Belfast Telegraph

Sunday 28 December 2014

Rally to mark X case anniversary

Pro-choice campaigners are calling on the Government to introduce a new abortion law
Pro-choice campaigners are calling on the Government to introduce a new abortion law

Pro-choice campaigners demanding abortion legislation are to stage a rally to mark the 21st anniversary of the X case.

More than 100 people from 50 civil society organisations and trade unions have joined forces to call on the Government to introduce a new law before the summer recess.

Umbrella group Action on X said there must be no more delays and insisted that the legislation must include a risk of suicide as grounds for abortion, as ruled in 1992. The opinion of no more than two medical practitioners should be able to approve an abortion, and it must be available if a foetus has a fatal abnormality and cannot survive, said spokeswoman Alison Spillane.
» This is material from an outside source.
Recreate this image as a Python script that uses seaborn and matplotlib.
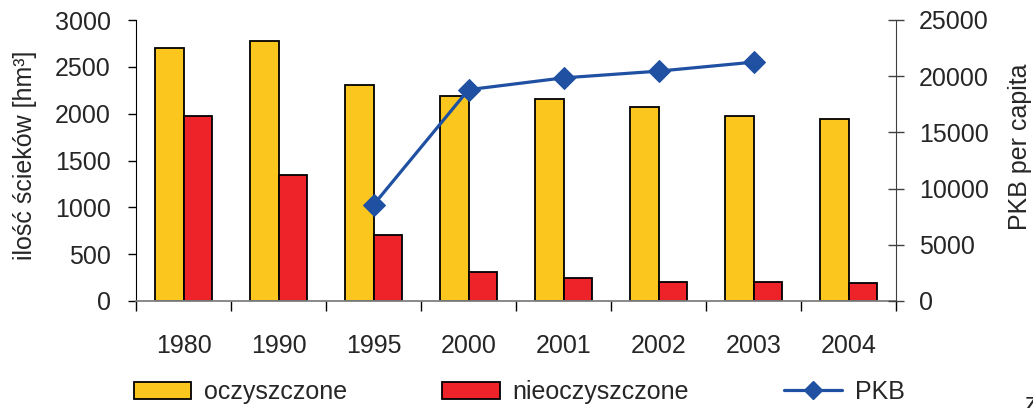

"We are calling on the Government to produce legislation without unnecessary restrictions, so that women whose lives are at risk because of pregnancy - including the risk of suicide - have real rather than theoretical access to abortion in Ireland," she added.

The group, backed by several trade unions including Siptu, Unite, Congress, as well as the National Women's Council of Ireland, Terminations for Medical Reasons, Union of Students in Ireland, academics and politicians, will stage a Rally for X on Monday from the Central Bank to Dublin Castle at 6.30pm.

The X case centred on a 14-year-old girl who had been raped and became pregnant. The Attorney General asked the High Court to impose a travel ban on the teenager which the Supreme Court later overturned because of her suicide risk. The judges gave their written ruling on March 5, 1992. The girl had a miscarriage before she was able to have the pregnancy terminated and the law remained unchanged.

The controversial abortion ban re-ignited last year when four women went public with harrowing stories of how they travelled abroad for a termination following diagnoses of fatal foetal abnormalities and after the death of Indian dentist Savita Halappanavar on October 28 at University Hospital Galway.

The 31-year-old was 17 weeks into her pregnancy when she miscarried and subsequently suffered septicaemia. Her husband claims that doctors refused to carry out an abortion as a foetal heartbeat was present.

The Government announced plans in December to introduce a combination of legislation and regulation to legalise abortion as a last resort to save a woman's life. The new laws will be drafted in accordance with the 21-year-old Supreme Court ruling on the X case, which allows for abortion when a woman's life is in danger, including the threat of suicide.

But campaigners for abortion fear the draft legislation will not be ready by Easter as expected. Action on X added: "Opinion polls... consistently show that most people in Ireland support X legislation. The Dail must act for the majority, not defer to the minority."